*TASK PROMPT:* Please return nothing but the lines between the line holding "Write the matplotlib code for this chart." and the line holding "ax.set_axisbelow(True)", both ends included, without the pictures.

⁂

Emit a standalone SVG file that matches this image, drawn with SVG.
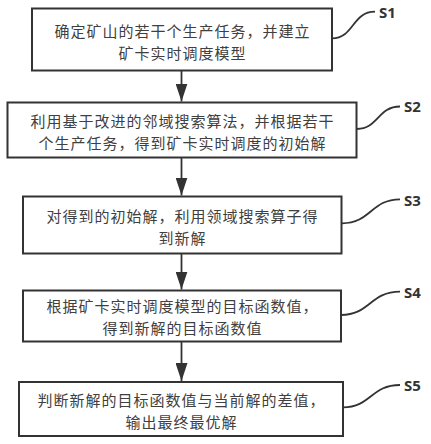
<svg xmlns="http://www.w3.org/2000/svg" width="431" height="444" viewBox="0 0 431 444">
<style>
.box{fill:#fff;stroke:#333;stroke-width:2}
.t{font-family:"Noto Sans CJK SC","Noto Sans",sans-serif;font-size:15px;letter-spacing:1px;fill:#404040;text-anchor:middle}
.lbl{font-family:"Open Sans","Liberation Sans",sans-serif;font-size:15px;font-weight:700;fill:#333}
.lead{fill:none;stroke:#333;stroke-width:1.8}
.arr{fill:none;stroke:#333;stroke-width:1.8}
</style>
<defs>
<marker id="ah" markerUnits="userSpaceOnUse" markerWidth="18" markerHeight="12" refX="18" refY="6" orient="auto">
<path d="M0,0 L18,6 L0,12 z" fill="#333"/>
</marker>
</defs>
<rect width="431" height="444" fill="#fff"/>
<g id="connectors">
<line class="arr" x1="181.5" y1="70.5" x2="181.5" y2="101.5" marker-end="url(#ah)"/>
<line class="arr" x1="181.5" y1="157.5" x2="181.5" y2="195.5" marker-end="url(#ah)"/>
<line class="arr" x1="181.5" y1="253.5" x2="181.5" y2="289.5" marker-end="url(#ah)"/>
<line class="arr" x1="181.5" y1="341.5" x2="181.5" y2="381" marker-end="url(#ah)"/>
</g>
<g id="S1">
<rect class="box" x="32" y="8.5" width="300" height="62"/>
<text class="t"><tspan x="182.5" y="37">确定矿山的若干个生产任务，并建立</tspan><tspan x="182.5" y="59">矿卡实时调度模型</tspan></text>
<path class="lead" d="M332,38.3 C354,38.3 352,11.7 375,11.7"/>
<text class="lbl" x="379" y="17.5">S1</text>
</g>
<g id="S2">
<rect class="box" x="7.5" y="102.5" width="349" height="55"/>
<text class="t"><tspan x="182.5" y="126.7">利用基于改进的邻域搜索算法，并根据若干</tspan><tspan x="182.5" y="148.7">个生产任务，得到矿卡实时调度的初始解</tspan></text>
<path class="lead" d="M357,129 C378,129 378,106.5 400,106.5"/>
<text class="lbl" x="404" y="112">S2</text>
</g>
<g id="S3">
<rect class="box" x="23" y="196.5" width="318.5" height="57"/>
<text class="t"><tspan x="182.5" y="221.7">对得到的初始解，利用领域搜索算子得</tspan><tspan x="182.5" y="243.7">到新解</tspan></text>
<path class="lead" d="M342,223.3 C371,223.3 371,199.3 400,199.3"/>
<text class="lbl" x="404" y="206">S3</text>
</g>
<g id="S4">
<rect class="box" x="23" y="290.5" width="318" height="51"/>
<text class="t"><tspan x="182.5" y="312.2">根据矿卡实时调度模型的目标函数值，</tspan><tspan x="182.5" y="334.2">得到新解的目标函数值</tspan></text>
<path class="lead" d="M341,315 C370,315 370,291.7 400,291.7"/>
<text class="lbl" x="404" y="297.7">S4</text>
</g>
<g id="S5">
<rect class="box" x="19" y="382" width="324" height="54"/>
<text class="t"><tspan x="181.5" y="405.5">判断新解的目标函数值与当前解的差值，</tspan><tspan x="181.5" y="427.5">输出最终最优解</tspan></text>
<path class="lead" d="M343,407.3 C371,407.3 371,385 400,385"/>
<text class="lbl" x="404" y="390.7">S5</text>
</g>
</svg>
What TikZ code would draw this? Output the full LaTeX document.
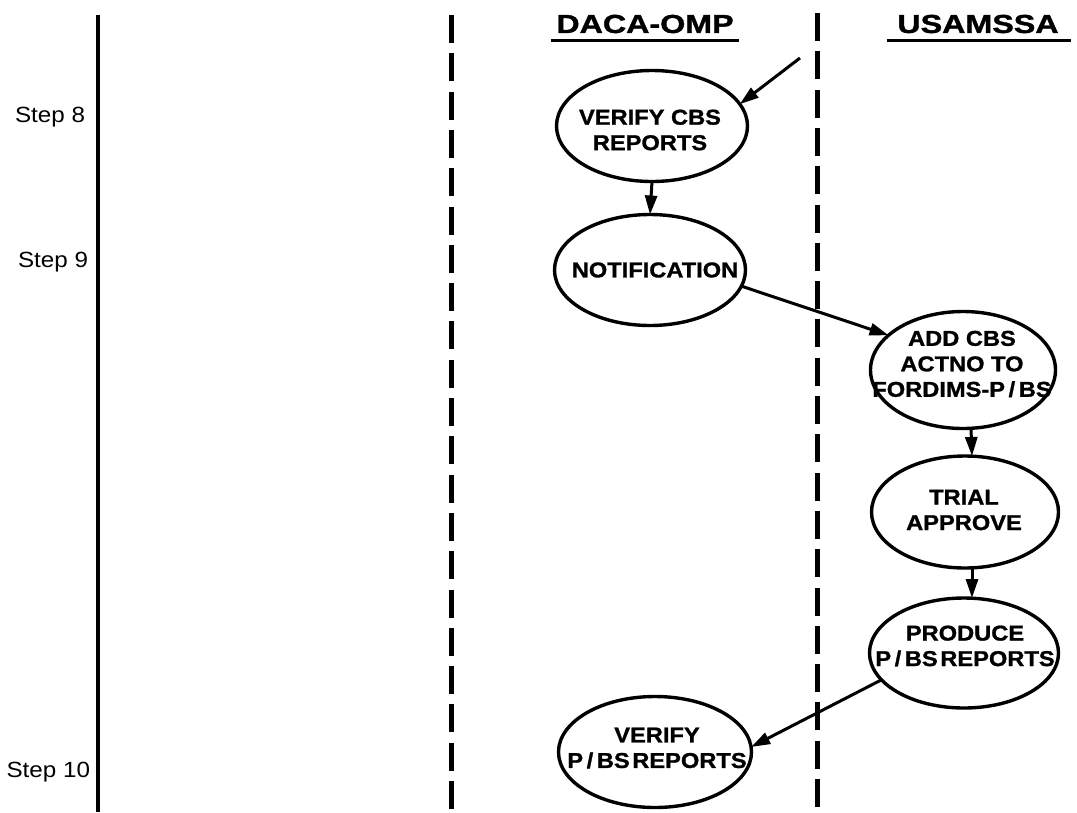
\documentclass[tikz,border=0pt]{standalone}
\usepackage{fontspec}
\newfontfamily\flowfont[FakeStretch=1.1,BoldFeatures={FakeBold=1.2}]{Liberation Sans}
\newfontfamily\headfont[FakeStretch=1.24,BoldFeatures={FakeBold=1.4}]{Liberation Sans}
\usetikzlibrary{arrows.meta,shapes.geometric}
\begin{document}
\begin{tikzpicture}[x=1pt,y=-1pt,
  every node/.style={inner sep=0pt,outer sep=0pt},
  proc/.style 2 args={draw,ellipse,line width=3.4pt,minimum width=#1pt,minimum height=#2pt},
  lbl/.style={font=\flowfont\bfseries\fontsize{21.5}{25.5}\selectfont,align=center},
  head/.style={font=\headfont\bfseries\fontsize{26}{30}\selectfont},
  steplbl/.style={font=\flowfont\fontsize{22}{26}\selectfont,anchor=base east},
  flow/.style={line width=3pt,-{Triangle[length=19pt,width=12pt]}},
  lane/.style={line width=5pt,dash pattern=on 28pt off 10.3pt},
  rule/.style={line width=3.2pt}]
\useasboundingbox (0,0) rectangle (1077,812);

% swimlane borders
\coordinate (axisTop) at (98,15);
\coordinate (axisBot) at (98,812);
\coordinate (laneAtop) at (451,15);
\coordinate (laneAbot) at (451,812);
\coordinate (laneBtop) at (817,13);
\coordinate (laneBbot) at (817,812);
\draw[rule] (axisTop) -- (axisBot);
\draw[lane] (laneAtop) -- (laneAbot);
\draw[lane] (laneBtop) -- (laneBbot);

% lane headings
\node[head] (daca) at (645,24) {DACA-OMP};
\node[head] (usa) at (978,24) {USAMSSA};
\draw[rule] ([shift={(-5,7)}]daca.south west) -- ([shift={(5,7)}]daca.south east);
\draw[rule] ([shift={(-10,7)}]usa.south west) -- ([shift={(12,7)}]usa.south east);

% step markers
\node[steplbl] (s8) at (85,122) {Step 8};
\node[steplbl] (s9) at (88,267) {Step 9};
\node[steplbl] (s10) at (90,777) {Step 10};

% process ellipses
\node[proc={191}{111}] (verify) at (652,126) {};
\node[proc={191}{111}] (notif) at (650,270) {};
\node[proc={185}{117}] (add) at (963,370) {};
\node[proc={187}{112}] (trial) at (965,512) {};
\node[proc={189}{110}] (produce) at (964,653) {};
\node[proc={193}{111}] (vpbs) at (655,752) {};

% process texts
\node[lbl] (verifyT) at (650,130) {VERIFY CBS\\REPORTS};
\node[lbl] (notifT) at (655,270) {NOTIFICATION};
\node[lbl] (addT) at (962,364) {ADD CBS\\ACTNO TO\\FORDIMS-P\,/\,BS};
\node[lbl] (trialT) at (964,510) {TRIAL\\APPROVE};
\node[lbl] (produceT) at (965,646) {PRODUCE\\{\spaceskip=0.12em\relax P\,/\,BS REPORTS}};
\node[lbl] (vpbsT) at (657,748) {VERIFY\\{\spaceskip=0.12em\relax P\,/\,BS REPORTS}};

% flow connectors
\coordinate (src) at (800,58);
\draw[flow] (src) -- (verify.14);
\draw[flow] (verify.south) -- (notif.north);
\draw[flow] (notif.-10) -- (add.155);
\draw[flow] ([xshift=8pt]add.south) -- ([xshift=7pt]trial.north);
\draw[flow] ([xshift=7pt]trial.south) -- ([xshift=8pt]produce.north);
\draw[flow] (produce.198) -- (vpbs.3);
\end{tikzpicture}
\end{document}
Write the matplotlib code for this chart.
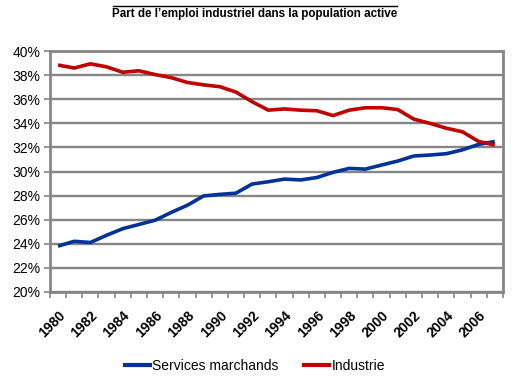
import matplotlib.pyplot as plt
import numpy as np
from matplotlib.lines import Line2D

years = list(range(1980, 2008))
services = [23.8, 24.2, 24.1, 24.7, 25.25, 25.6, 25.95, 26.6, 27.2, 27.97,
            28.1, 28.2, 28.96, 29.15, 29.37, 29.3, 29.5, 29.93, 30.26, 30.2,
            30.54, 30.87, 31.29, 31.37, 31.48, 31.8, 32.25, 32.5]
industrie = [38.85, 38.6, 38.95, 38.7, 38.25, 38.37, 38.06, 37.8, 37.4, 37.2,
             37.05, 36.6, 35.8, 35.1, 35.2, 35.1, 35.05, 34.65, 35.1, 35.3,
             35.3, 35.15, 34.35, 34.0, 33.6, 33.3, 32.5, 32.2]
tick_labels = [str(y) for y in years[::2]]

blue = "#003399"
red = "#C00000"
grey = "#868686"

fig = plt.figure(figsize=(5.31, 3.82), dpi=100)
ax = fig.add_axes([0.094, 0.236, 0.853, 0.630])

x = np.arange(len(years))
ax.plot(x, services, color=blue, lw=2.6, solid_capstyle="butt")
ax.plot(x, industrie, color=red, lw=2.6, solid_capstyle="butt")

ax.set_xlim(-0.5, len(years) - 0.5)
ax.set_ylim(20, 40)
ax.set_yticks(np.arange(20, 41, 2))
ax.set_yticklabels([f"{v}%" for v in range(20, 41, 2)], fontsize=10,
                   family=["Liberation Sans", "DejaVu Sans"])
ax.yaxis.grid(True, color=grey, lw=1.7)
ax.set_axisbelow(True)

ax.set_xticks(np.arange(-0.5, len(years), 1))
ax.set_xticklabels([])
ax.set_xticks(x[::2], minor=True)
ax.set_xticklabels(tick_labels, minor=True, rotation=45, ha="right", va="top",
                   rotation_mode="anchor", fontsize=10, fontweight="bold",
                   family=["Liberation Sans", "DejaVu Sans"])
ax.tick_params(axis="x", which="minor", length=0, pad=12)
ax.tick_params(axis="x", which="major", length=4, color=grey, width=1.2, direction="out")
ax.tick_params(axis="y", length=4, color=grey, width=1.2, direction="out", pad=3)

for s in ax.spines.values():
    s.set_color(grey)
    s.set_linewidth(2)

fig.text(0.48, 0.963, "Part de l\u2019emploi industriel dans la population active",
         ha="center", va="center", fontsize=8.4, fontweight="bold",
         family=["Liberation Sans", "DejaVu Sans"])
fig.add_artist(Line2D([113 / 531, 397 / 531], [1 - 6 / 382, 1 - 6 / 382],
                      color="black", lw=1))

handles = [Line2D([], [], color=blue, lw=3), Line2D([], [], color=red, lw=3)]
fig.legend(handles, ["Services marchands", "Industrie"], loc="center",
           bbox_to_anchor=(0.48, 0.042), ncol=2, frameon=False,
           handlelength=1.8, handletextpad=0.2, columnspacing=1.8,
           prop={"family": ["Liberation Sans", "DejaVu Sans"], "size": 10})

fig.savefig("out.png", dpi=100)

⁂

*ANSWER BELOW:*
Write the matplotlib code for this chart.
import matplotlib.pyplot as plt
import numpy as np
from matplotlib.lines import Line2D

years = list(range(1980, 2008))
services = [23.8, 24.2, 24.1, 24.7, 25.25, 25.6, 25.95, 26.6, 27.2, 27.97,
            28.1, 28.2, 28.96, 29.15, 29.37, 29.3, 29.5, 29.93, 30.26, 30.2,
            30.54, 30.87, 31.29, 31.37, 31.48, 31.8, 32.25, 32.5]
industrie = [38.85, 38.6, 38.95, 38.7, 38.25, 38.37, 38.06, 37.8, 37.4, 37.2,
             37.05, 36.6, 35.8, 35.1, 35.2, 35.1, 35.05, 34.65, 35.1, 35.3,
             35.3, 35.15, 34.35, 34.0, 33.6, 33.3, 32.5, 32.2]
tick_labels = [str(y) for y in years[::2]]

blue = "#003399"
red = "#C00000"
grey = "#868686"

fig = plt.figure(figsize=(5.31, 3.82), dpi=100)
ax = fig.add_axes([0.094, 0.236, 0.853, 0.630])

x = np.arange(len(years))
ax.plot(x, services, color=blue, lw=2.6, solid_capstyle="butt")
ax.plot(x, industrie, color=red, lw=2.6, solid_capstyle="butt")

ax.set_xlim(-0.5, len(years) - 0.5)
ax.set_ylim(20, 40)
ax.set_yticks(np.arange(20, 41, 2))
ax.set_yticklabels([f"{v}%" for v in range(20, 41, 2)], fontsize=10,
                   family=["Liberation Sans", "DejaVu Sans"])
ax.yaxis.grid(True, color=grey, lw=1.7)
ax.set_axisbelow(True)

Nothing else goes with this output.